Given instruction | Print the listing in its entirety and exactly, leaving out images.

**********

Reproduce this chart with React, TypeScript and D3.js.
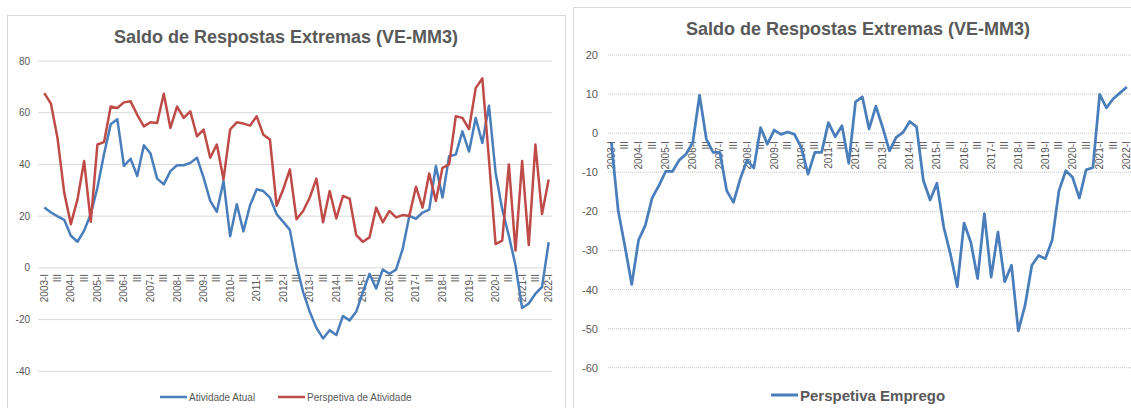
import React from 'react';
import * as d3 from 'd3';

// quarters 2003-I .. 2022-I
const YEARS = d3.range(2003, 2023);
const QUARTERS = ['I', 'II', 'III', 'IV'];
const CATEGORIES: string[] = [];
YEARS.forEach(y => QUARTERS.forEach(q => {
  if (y < 2022 || q === 'I') CATEGORIES.push(`${y}-${q}`);
}));

const ATIVIDADE_ATUAL = [
  23.3, 21.4, 19.9, 18.6, 12.4, 10.1, 14.4, 20.8, 31, 44, 55.5, 57.5, 39.4, 42.2, 35.5, 47.4,
  44.2, 34.5, 32.3, 37.4, 39.7, 39.7, 40.6, 42.6, 34.9, 25.9, 21.7, 33.6, 12.2, 24.6, 14.1, 24.2,
  30.4, 29.7, 27.2, 20.8, 17.8, 14.7, 0.9, -9.4, -17, -23.2, -27.3, -24.1, -26, -18.6, -20.3, -17,
  -9.4, -2.3, -8, -0.6, -2.3, -0.7, 7.3, 20.1, 19, 21.4, 22.5, 39.4, 27.2, 43.2, 43.8, 52.8,
  45, 58, 48.3, 62.7, 36.8, 22.7, 12.4, 1, -15.5, -13.8, -10, -7.4, 9.9,
];

const PERSPETIVA_ATIVIDADE = [
  67.6, 63.5, 50, 29.1, 16.9, 26.5, 41.3, 17.8, 47.7, 48.6, 62.4, 61.8, 64, 64.4, 59.2, 54.7,
  56.3, 56, 67.3, 54.1, 62.4, 58, 60.5, 50.9, 53.5, 42.6, 47.7, 34.2, 53.5, 56.3, 55.8, 55,
  58.6, 51.5, 49.6, 24, 30.4, 38.1, 18.8, 22, 27.2, 34.5, 17.6, 29.7, 19.1, 27.8, 26.8, 12.7,
  10.1, 11.8, 23.3, 17.6, 22, 19.5, 20.4, 20.1, 31.4, 23.3, 36.5, 25.9, 38.7, 40, 58.6, 58,
  53.7, 69.5, 73.3, 42, 9.2, 10.5, 40, 6.7, 41.3, 8.8, 47.7, 20.8, 34.2,
];

const PERSPETIVA_EMPREGO = [
  -2.4, -19.8, -29, -38.7, -27.4, -23.6, -16.6, -13.4, -9.8, -9.8, -6.9, -5.4, -2.4, 9.7, -1.5, -4.9,
  -4.9, -14.7, -17.7, -11.7, -6.9, -8.9, 1.4, -2.8, 0.8, -0.3, 0.3, -0.3, -3.7, -10.5, -4.9, -4.9,
  2.7, -0.9, 1.9, -7.7, 8, 9.3, 1.1, 6.9, 1.5, -4.5, -1.1, 0.2, 3, 1.6, -12.1, -17.1,
  -12.8, -24, -31, -39.3, -23, -27.9, -37.2, -20.6, -36.8, -25.3, -38, -33.8, -50.6, -44, -33.8, -31.3,
  -32.1, -27.3, -14.7, -9.6, -11.3, -16.6, -9.4, -8.8, 9.9, 6.5, 8.8, 10.3, 11.8,
];

const LEFT_TICKS = [80, 60, 40, 20, 0, -20, -40];
const RIGHT_TICKS = [20, 10, 0, -10, -20, -30, -40, -50, -60];

const TITLE = 'Saldo de Respostas Extremas (VE-MM3)';
const BLUE = '#4a7ebb';
const RED = '#be4b48';
const TEXT = '#595959';
const GRID = '#d9d9d9';
const FONT = '"Liberation Sans", Arial, sans-serif';

function tickText(cat: string, i: number) {
  if (i % 4 === 0) return cat;
  if (i % 4 === 2) return 'III';
  return '';
}

function XLabels({ x, y0, dy }: { x: d3.ScaleBand<string>; y0: number; dy: number }) {
  return (
    <g>
      {CATEGORIES.map((c, i) => {
        const t = tickText(c, i);
        if (!t) return null;
        const cx = (x(c) as number) + x.bandwidth() / 2;
        return (
          <text key={c} transform={`translate(${cx},${y0 + dy}) rotate(-90)`}
            textAnchor="end" dominantBaseline="central" fontSize={10} fill={TEXT}>{t}</text>
        );
      })}
    </g>
  );
}

function LeftChart() {
  const x = d3.scaleBand<string>().domain(CATEGORIES).range([41, 552]);
  const y = d3.scaleLinear().domain([-40, 80]).range([371.3, 61]);
  const line = d3.line<number>()
    .x((_, i) => (x(CATEGORIES[i]) as number) + x.bandwidth() / 2)
    .y(d => y(d));
  return (
    <g fontFamily={FONT}>
      <rect x={7.5} y={15.5} width={558} height={400} fill="#fff" stroke={GRID} />
      <text x={286} y={37} textAnchor="middle" dominantBaseline="central" fontSize={18} fontWeight="bold" fill={TEXT}>{TITLE}</text>
      {LEFT_TICKS.map(t => (
        <g key={t}>
          <line x1={38} x2={552} y1={y(t)} y2={y(t)} stroke={GRID} />
          <text x={30} y={y(t)} textAnchor="end" dominantBaseline="central" fontSize={10} fill={TEXT}>{t}</text>
        </g>
      ))}
      <XLabels x={x} y0={y(0)} dy={6} />
      <path d={line(ATIVIDADE_ATUAL) ?? ''} fill="none" stroke={BLUE} strokeWidth={2.5} strokeLinejoin="round" />
      <path d={line(PERSPETIVA_ATIVIDADE) ?? ''} fill="none" stroke={RED} strokeWidth={2.5} strokeLinejoin="round" />
      <line x1={160} x2={187} y1={397} y2={397} stroke={BLUE} strokeWidth={2.5} />
      <text x={189} y={397} dominantBaseline="central" fontSize={10} fill={TEXT}>Atividade Atual</text>
      <line x1={278} x2={305} y1={397} y2={397} stroke={RED} strokeWidth={2.5} />
      <text x={307} y={397} dominantBaseline="central" fontSize={10} fill={TEXT}>Perspetiva de Atividade</text>
    </g>
  );
}

function RightChart() {
  const x = d3.scaleBand<string>().domain(CATEGORIES).range([608, 1130.2]);
  const y = d3.scaleLinear().domain([-60, 20]).range([367.7, 55]);
  const line = d3.line<number>()
    .x((_, i) => (x(CATEGORIES[i]) as number) + x.bandwidth() / 2)
    .y(d => y(d));
  return (
    <g fontFamily={FONT}>
      <rect x={573.5} y={7.5} width={570} height={410} fill="#fff" stroke={GRID} />
      <text x={858} y={29} textAnchor="middle" dominantBaseline="central" fontSize={18} fontWeight="bold" fill={TEXT}>{TITLE}</text>
      {RIGHT_TICKS.map(t => (
        <g key={t}>
          <line x1={608} x2={1131} y1={y(t)} y2={y(t)} stroke="#c8c8c8" strokeDasharray="1,1" />
          <text x={598} y={y(t)} textAnchor="end" dominantBaseline="central" fontSize={11} fill={TEXT}>{t}</text>
        </g>
      ))}
      <XLabels x={x} y0={y(0)} dy={8} />
      <path d={line(PERSPETIVA_EMPREGO) ?? ''} fill="none" stroke={BLUE} strokeWidth={2.75} strokeLinejoin="round" />
      <line x1={771} x2={798} y1={395} y2={395} stroke={BLUE} strokeWidth={3} />
      <text x={800} y={395} dominantBaseline="central" fontSize={15} fontWeight="bold" fill={TEXT}>Perspetiva Emprego</text>
    </g>
  );
}

export default function App() {
  return (
    <svg width={1131} height={408} style={{ position: 'absolute', left: 0, top: 0, background: '#fff' }}>
      <LeftChart />
      <RightChart />
    </svg>
  );
}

**********

Task response |
Reproduce this chart with React, TypeScript and D3.js.
import React from 'react';
import * as d3 from 'd3';

// quarters 2003-I .. 2022-I
const YEARS = d3.range(2003, 2023);
const QUARTERS = ['I', 'II', 'III', 'IV'];
const CATEGORIES: string[] = [];
YEARS.forEach(y => QUARTERS.forEach(q => {
  if (y < 2022 || q === 'I') CATEGORIES.push(`${y}-${q}`);
}));

const ATIVIDADE_ATUAL = [
  23.3, 21.4, 19.9, 18.6, 12.4, 10.1, 14.4, 20.8, 31, 44, 55.5, 57.5, 39.4, 42.2, 35.5, 47.4,
  44.2, 34.5, 32.3, 37.4, 39.7, 39.7, 40.6, 42.6, 34.9, 25.9, 21.7, 33.6, 12.2, 24.6, 14.1, 24.2,
  30.4, 29.7, 27.2, 20.8, 17.8, 14.7, 0.9, -9.4, -17, -23.2, -27.3, -24.1, -26, -18.6, -20.3, -17,
  -9.4, -2.3, -8, -0.6, -2.3, -0.7, 7.3, 20.1, 19, 21.4, 22.5, 39.4, 27.2, 43.2, 43.8, 52.8,
  45, 58, 48.3, 62.7, 36.8, 22.7, 12.4, 1, -15.5, -13.8, -10, -7.4, 9.9,
];

const PERSPETIVA_ATIVIDADE = [
  67.6, 63.5, 50, 29.1, 16.9, 26.5, 41.3, 17.8, 47.7, 48.6, 62.4, 61.8, 64, 64.4, 59.2, 54.7,
  56.3, 56, 67.3, 54.1, 62.4, 58, 60.5, 50.9, 53.5, 42.6, 47.7, 34.2, 53.5, 56.3, 55.8, 55,
  58.6, 51.5, 49.6, 24, 30.4, 38.1, 18.8, 22, 27.2, 34.5, 17.6, 29.7, 19.1, 27.8, 26.8, 12.7,
  10.1, 11.8, 23.3, 17.6, 22, 19.5, 20.4, 20.1, 31.4, 23.3, 36.5, 25.9, 38.7, 40, 58.6, 58,
  53.7, 69.5, 73.3, 42, 9.2, 10.5, 40, 6.7, 41.3, 8.8, 47.7, 20.8, 34.2,
];

const PERSPETIVA_EMPREGO = [
  -2.4, -19.8, -29, -38.7, -27.4, -23.6, -16.6, -13.4, -9.8, -9.8, -6.9, -5.4, -2.4, 9.7, -1.5, -4.9,
  -4.9, -14.7, -17.7, -11.7, -6.9, -8.9, 1.4, -2.8, 0.8, -0.3, 0.3, -0.3, -3.7, -10.5, -4.9, -4.9,
  2.7, -0.9, 1.9, -7.7, 8, 9.3, 1.1, 6.9, 1.5, -4.5, -1.1, 0.2, 3, 1.6, -12.1, -17.1,
  -12.8, -24, -31, -39.3, -23, -27.9, -37.2, -20.6, -36.8, -25.3, -38, -33.8, -50.6, -44, -33.8, -31.3,
  -32.1, -27.3, -14.7, -9.6, -11.3, -16.6, -9.4, -8.8, 9.9, 6.5, 8.8, 10.3, 11.8,
];

const LEFT_TICKS = [80, 60, 40, 20, 0, -20, -40];
const RIGHT_TICKS = [20, 10, 0, -10, -20, -30, -40, -50, -60];

const TITLE = 'Saldo de Respostas Extremas (VE-MM3)';
const BLUE = '#4a7ebb';
const RED = '#be4b48';
const TEXT = '#595959';
const GRID = '#d9d9d9';
const FONT = '"Liberation Sans", Arial, sans-serif';

function tickText(cat: string, i: number) {
  if (i % 4 === 0) return cat;
  if (i % 4 === 2) return 'III';
  return '';
}

function XLabels({ x, y0, dy }: { x: d3.ScaleBand<string>; y0: number; dy: number }) {
  return (
    <g>
      {CATEGORIES.map((c, i) => {
        const t = tickText(c, i);
        if (!t) return null;
        const cx = (x(c) as number) + x.bandwidth() / 2;
        return (
          <text key={c} transform={`translate(${cx},${y0 + dy}) rotate(-90)`}
            textAnchor="end" dominantBaseline="central" fontSize={10} fill={TEXT}>{t}</text>
        );
      })}
    </g>
  );
}

function LeftChart() {
  const x = d3.scaleBand<string>().domain(CATEGORIES).range([41, 552]);
  const y = d3.scaleLinear().domain([-40, 80]).range([371.3, 61]);
  const line = d3.line<number>()
    .x((_, i) => (x(CATEGORIES[i]) as number) + x.bandwidth() / 2)
    .y(d => y(d));
  return (
    <g fontFamily={FONT}>
      <rect x={7.5} y={15.5} width={558} height={400} fill="#fff" stroke={GRID} />
      <text x={286} y={37} textAnchor="middle" dominantBaseline="central" fontSize={18} fontWeight="bold" fill={TEXT}>{TITLE}</text>
      {LEFT_TICKS.map(t => (
        <g key={t}>
          <line x1={38} x2={552} y1={y(t)} y2={y(t)} stroke={GRID} />
          <text x={30} y={y(t)} textAnchor="end" dominantBaseline="central" fontSize={10} fill={TEXT}>{t}</text>
        </g>
      ))}
      <XLabels x={x} y0={y(0)} dy={6} />
      <path d={line(ATIVIDADE_ATUAL) ?? ''} fill="none" stroke={BLUE} strokeWidth={2.5} strokeLinejoin="round" />
      <path d={line(PERSPETIVA_ATIVIDADE) ?? ''} fill="none" stroke={RED} strokeWidth={2.5} strokeLinejoin="round" />
      <line x1={160} x2={187} y1={397} y2={397} stroke={BLUE} strokeWidth={2.5} />
      <text x={189} y={397} dominantBaseline="central" fontSize={10} fill={TEXT}>Atividade Atual</text>
      <line x1={278} x2={305} y1={397} y2={397} stroke={RED} strokeWidth={2.5} />
      <text x={307} y={397} dominantBaseline="central" fontSize={10} fill={TEXT}>Perspetiva de Atividade</text>
    </g>
  );
}

function RightChart() {
  const x = d3.scaleBand<string>().domain(CATEGORIES).range([608, 1130.2]);
  const y = d3.scaleLinear().domain([-60, 20]).range([367.7, 55]);
  const line = d3.line<number>()
    .x((_, i) => (x(CATEGORIES[i]) as number) + x.bandwidth() / 2)
    .y(d => y(d));
  return (
    <g fontFamily={FONT}>
      <rect x={573.5} y={7.5} width={570} height={410} fill="#fff" stroke={GRID} />
      <text x={858} y={29} textAnchor="middle" dominantBaseline="central" fontSize={18} fontWeight="bold" fill={TEXT}>{TITLE}</text>
      {RIGHT_TICKS.map(t => (
        <g key={t}>
          <line x1={608} x2={1131} y1={y(t)} y2={y(t)} stroke="#c8c8c8" strokeDasharray="1,1" />
          <text x={598} y={y(t)} textAnchor="end" dominantBaseline="central" fontSize={11} fill={TEXT}>{t}</text>
        </g>
      ))}
      <XLabels x={x} y0={y(0)} dy={8} />
      <path d={line(PERSPETIVA_EMPREGO) ?? ''} fill="none" stroke={BLUE} strokeWidth={2.75} strokeLinejoin="round" />
      <line x1={771} x2={798} y1={395} y2={395} stroke={BLUE} strokeWidth={3} />
      <text x={800} y={395} dominantBaseline="central" fontSize={15} fontWeight="bold" fill={TEXT}>Perspetiva Emprego</text>
    </g>
  );
}

export default function App() {
  return (
    <svg width={1131} height={408} style={{ position: 'absolute', left: 0, top: 0, background: '#fff' }}>
      <LeftChart />
      <RightChart />
    </svg>
  );
}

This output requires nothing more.